#### [Direction]
Can you output the material exactly as written, minus any pictures it holds?

#### [Records with drawing code]
[start]

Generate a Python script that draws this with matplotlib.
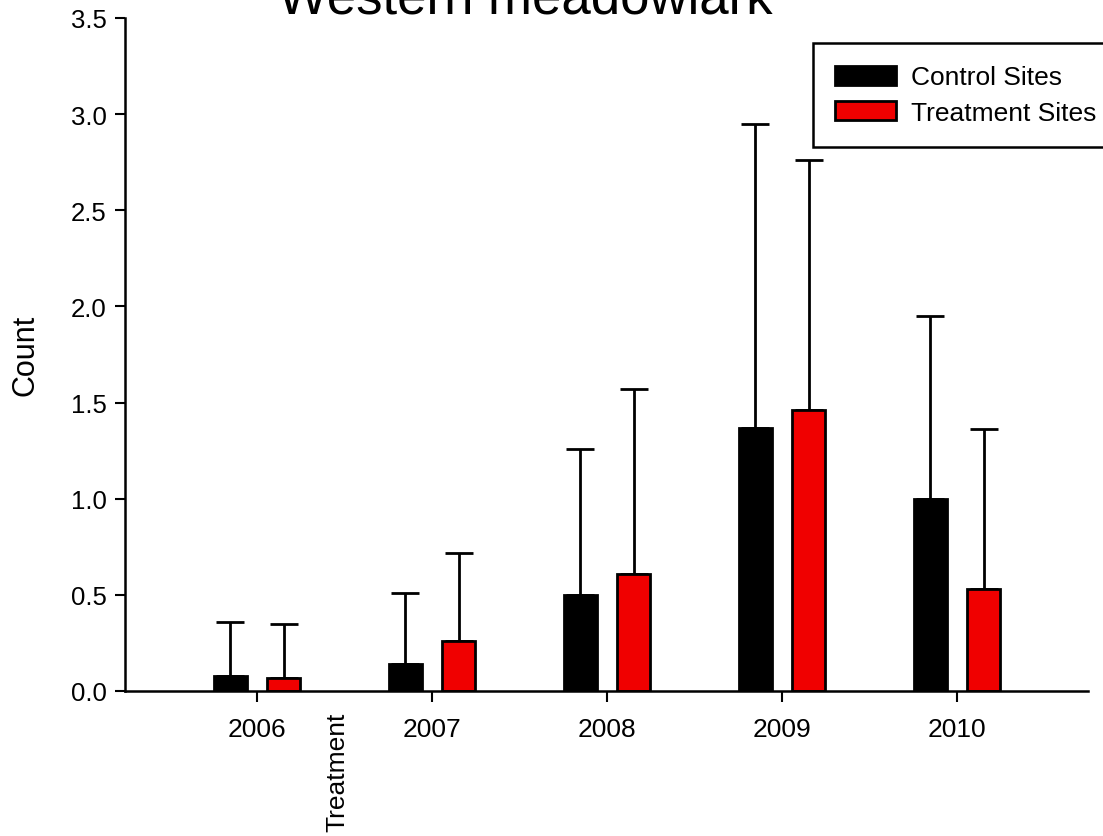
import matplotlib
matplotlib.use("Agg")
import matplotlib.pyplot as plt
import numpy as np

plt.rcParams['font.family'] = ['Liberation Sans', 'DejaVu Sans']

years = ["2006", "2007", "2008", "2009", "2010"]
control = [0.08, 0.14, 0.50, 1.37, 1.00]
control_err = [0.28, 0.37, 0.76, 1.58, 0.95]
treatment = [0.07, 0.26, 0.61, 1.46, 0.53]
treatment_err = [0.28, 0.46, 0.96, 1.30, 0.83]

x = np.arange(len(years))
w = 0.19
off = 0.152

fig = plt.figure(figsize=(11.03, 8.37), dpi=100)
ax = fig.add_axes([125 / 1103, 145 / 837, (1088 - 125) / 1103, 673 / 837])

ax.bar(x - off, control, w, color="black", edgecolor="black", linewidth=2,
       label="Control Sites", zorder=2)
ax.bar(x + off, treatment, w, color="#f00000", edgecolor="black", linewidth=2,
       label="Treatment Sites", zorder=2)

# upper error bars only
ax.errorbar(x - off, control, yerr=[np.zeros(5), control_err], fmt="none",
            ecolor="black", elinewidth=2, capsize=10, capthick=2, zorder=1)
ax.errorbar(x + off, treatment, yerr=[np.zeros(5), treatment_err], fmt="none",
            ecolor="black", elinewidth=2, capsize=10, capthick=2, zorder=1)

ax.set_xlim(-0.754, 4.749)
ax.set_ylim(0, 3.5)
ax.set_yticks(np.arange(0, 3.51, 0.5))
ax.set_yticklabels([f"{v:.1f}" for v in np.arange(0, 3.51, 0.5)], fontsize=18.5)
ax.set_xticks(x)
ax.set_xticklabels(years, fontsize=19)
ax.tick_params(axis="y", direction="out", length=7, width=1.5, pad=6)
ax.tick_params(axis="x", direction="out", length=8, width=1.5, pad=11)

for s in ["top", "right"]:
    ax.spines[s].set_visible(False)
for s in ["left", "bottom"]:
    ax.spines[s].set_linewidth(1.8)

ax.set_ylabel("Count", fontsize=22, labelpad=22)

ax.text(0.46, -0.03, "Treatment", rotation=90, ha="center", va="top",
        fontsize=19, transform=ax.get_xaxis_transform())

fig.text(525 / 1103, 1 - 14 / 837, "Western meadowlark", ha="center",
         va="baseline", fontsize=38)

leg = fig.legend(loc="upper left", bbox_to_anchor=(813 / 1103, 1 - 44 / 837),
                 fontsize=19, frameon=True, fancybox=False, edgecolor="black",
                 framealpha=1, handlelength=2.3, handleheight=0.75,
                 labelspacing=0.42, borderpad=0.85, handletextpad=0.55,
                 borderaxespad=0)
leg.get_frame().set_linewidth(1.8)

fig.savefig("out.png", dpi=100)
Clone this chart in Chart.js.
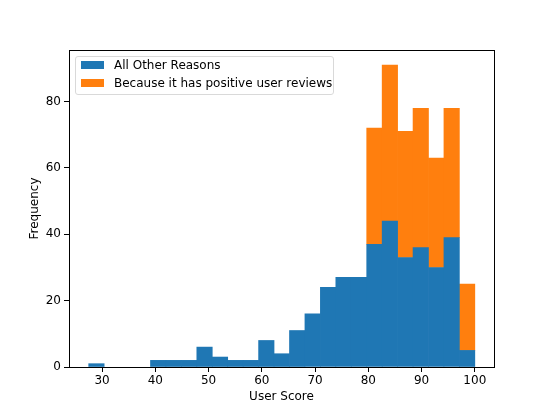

[end]

#### [Complete output]
Generate a Python script that draws this with matplotlib.
import matplotlib
matplotlib.use("Agg")
import matplotlib.pyplot as plt
import numpy as np

plt.rcParams['font.family'] = ['Liberation Sans', 'DejaVu Sans']

years = ["2006", "2007", "2008", "2009", "2010"]
control = [0.08, 0.14, 0.50, 1.37, 1.00]
control_err = [0.28, 0.37, 0.76, 1.58, 0.95]
treatment = [0.07, 0.26, 0.61, 1.46, 0.53]
treatment_err = [0.28, 0.46, 0.96, 1.30, 0.83]

x = np.arange(len(years))
w = 0.19
off = 0.152

fig = plt.figure(figsize=(11.03, 8.37), dpi=100)
ax = fig.add_axes([125 / 1103, 145 / 837, (1088 - 125) / 1103, 673 / 837])

ax.bar(x - off, control, w, color="black", edgecolor="black", linewidth=2,
       label="Control Sites", zorder=2)
ax.bar(x + off, treatment, w, color="#f00000", edgecolor="black", linewidth=2,
       label="Treatment Sites", zorder=2)

# upper error bars only
ax.errorbar(x - off, control, yerr=[np.zeros(5), control_err], fmt="none",
            ecolor="black", elinewidth=2, capsize=10, capthick=2, zorder=1)
ax.errorbar(x + off, treatment, yerr=[np.zeros(5), treatment_err], fmt="none",
            ecolor="black", elinewidth=2, capsize=10, capthick=2, zorder=1)

ax.set_xlim(-0.754, 4.749)
ax.set_ylim(0, 3.5)
ax.set_yticks(np.arange(0, 3.51, 0.5))
ax.set_yticklabels([f"{v:.1f}" for v in np.arange(0, 3.51, 0.5)], fontsize=18.5)
ax.set_xticks(x)
ax.set_xticklabels(years, fontsize=19)
ax.tick_params(axis="y", direction="out", length=7, width=1.5, pad=6)
ax.tick_params(axis="x", direction="out", length=8, width=1.5, pad=11)

for s in ["top", "right"]:
    ax.spines[s].set_visible(False)
for s in ["left", "bottom"]:
    ax.spines[s].set_linewidth(1.8)

ax.set_ylabel("Count", fontsize=22, labelpad=22)

ax.text(0.46, -0.03, "Treatment", rotation=90, ha="center", va="top",
        fontsize=19, transform=ax.get_xaxis_transform())

fig.text(525 / 1103, 1 - 14 / 837, "Western meadowlark", ha="center",
         va="baseline", fontsize=38)

leg = fig.legend(loc="upper left", bbox_to_anchor=(813 / 1103, 1 - 44 / 837),
                 fontsize=19, frameon=True, fancybox=False, edgecolor="black",
                 framealpha=1, handlelength=2.3, handleheight=0.75,
                 labelspacing=0.42, borderpad=0.85, handletextpad=0.55,
                 borderaxespad=0)
leg.get_frame().set_linewidth(1.8)

fig.savefig("out.png", dpi=100)
Clone this chart in Chart.js.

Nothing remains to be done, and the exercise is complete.